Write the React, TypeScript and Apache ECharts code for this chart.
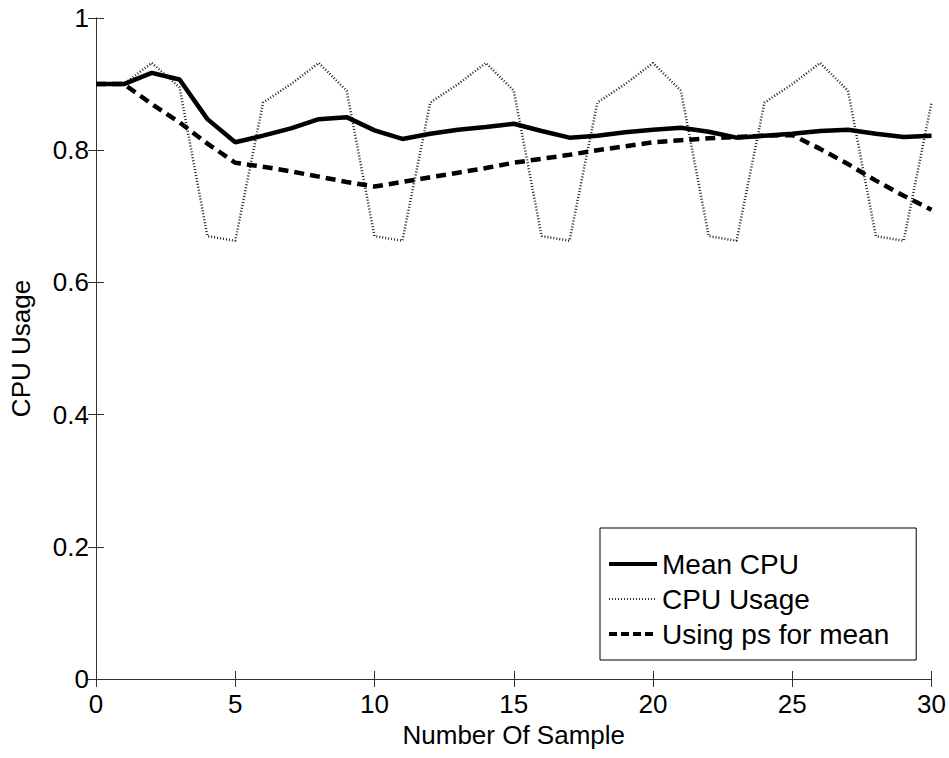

□ □ □ □

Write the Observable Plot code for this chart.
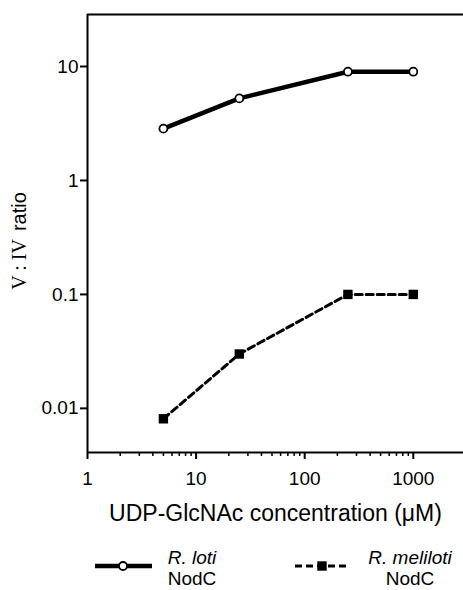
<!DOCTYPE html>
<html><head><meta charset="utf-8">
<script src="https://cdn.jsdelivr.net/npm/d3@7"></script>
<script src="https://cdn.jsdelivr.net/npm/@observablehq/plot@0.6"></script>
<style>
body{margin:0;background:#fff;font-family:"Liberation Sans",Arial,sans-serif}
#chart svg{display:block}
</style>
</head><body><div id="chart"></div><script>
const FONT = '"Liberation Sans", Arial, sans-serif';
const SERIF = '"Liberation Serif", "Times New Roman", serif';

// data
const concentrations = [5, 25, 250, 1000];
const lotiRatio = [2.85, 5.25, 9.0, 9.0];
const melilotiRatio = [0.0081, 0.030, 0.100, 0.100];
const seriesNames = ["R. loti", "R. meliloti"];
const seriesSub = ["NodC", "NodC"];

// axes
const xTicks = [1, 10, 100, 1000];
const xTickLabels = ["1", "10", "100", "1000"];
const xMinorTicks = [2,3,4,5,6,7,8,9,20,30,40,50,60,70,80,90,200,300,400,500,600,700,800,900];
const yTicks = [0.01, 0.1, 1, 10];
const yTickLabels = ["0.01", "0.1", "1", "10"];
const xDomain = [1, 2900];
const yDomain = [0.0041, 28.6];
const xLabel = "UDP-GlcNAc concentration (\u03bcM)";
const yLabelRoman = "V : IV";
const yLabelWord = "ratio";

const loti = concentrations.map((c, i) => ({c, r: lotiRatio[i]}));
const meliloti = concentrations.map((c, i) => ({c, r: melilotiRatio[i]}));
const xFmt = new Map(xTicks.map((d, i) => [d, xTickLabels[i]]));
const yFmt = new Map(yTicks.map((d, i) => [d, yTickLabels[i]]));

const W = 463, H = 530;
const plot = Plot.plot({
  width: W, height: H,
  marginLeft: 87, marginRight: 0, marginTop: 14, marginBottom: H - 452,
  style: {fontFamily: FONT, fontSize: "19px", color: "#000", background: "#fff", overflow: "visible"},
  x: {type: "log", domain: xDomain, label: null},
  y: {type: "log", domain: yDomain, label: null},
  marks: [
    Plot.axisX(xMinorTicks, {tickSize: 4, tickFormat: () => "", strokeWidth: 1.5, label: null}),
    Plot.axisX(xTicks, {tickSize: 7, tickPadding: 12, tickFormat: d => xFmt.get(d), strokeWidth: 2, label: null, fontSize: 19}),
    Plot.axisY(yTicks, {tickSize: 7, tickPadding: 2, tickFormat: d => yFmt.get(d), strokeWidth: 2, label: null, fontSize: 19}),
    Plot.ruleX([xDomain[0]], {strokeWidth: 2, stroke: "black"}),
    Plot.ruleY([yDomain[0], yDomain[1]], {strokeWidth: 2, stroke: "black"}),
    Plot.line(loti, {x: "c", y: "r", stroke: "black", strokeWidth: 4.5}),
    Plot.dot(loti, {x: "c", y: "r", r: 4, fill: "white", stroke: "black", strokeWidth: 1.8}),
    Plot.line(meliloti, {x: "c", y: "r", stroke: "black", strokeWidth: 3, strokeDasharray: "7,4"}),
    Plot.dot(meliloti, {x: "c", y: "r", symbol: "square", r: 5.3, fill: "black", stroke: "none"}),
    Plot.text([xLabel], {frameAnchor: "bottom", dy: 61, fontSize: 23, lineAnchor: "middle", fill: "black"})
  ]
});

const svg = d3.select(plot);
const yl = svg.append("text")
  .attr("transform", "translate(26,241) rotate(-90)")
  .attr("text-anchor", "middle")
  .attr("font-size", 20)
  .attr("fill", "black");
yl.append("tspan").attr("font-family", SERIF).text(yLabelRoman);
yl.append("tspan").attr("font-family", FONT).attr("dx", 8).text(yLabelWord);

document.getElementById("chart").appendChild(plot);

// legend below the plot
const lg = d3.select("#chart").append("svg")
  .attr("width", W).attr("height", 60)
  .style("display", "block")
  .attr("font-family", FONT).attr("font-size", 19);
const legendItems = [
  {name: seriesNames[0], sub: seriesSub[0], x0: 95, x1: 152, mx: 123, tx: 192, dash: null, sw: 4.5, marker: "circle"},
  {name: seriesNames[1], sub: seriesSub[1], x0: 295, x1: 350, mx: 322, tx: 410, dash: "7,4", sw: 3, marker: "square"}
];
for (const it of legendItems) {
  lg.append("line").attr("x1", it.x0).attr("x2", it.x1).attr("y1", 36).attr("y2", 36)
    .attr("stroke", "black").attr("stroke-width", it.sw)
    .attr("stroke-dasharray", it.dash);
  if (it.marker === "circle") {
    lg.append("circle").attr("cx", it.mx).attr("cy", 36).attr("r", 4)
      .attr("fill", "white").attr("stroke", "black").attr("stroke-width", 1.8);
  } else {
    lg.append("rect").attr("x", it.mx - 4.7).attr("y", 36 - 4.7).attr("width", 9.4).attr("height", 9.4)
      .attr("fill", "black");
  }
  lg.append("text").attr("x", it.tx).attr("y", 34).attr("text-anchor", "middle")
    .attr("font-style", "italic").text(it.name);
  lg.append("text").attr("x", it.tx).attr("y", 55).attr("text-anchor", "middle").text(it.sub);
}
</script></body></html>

□ □ □ □

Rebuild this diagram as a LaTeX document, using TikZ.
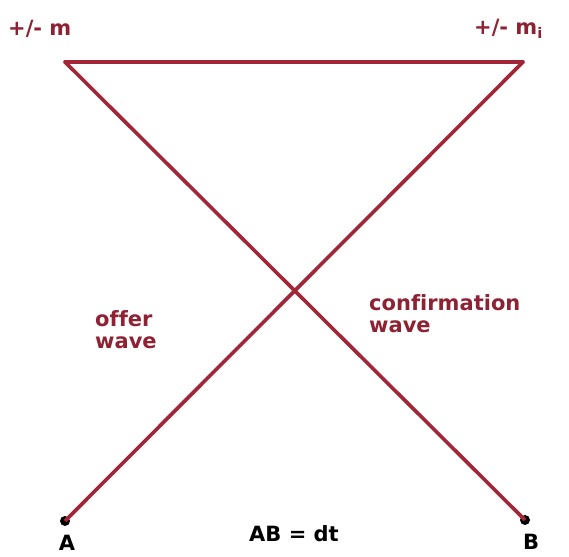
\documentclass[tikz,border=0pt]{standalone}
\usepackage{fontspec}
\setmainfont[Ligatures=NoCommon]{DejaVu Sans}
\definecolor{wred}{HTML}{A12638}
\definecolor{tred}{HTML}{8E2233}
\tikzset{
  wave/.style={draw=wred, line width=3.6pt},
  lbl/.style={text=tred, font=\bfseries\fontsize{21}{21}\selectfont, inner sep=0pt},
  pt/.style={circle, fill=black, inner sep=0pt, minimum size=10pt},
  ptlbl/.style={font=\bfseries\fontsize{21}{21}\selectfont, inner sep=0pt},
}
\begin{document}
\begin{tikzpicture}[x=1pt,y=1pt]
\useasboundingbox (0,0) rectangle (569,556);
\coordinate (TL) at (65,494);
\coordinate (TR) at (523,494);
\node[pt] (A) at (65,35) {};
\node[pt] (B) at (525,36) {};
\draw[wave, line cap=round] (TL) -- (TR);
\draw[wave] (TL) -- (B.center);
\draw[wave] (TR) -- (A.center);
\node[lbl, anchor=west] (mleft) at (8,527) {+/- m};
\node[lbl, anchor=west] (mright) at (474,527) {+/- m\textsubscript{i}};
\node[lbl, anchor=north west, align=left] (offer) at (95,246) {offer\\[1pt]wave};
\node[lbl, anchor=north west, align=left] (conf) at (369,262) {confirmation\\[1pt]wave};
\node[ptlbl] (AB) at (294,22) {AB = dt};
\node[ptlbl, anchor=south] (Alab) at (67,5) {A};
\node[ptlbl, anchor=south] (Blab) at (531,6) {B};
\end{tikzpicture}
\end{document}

□ □ □ □

[EXERCISE TASK]
Print exactly the lines from the line containing "Write the Observable" through the line containing "const yFmt = new", and omit any picture found among them.

[TASK RESULT]
Write the Observable Plot code for this chart.
<!DOCTYPE html>
<html><head><meta charset="utf-8">
<script src="https://cdn.jsdelivr.net/npm/d3@7"></script>
<script src="https://cdn.jsdelivr.net/npm/@observablehq/plot@0.6"></script>
<style>
body{margin:0;background:#fff;font-family:"Liberation Sans",Arial,sans-serif}
#chart svg{display:block}
</style>
</head><body><div id="chart"></div><script>
const FONT = '"Liberation Sans", Arial, sans-serif';
const SERIF = '"Liberation Serif", "Times New Roman", serif';

// data
const concentrations = [5, 25, 250, 1000];
const lotiRatio = [2.85, 5.25, 9.0, 9.0];
const melilotiRatio = [0.0081, 0.030, 0.100, 0.100];
const seriesNames = ["R. loti", "R. meliloti"];
const seriesSub = ["NodC", "NodC"];

// axes
const xTicks = [1, 10, 100, 1000];
const xTickLabels = ["1", "10", "100", "1000"];
const xMinorTicks = [2,3,4,5,6,7,8,9,20,30,40,50,60,70,80,90,200,300,400,500,600,700,800,900];
const yTicks = [0.01, 0.1, 1, 10];
const yTickLabels = ["0.01", "0.1", "1", "10"];
const xDomain = [1, 2900];
const yDomain = [0.0041, 28.6];
const xLabel = "UDP-GlcNAc concentration (\u03bcM)";
const yLabelRoman = "V : IV";
const yLabelWord = "ratio";

const loti = concentrations.map((c, i) => ({c, r: lotiRatio[i]}));
const meliloti = concentrations.map((c, i) => ({c, r: melilotiRatio[i]}));
const xFmt = new Map(xTicks.map((d, i) => [d, xTickLabels[i]]));
const yFmt = new Map(yTicks.map((d, i) => [d, yTickLabels[i]]));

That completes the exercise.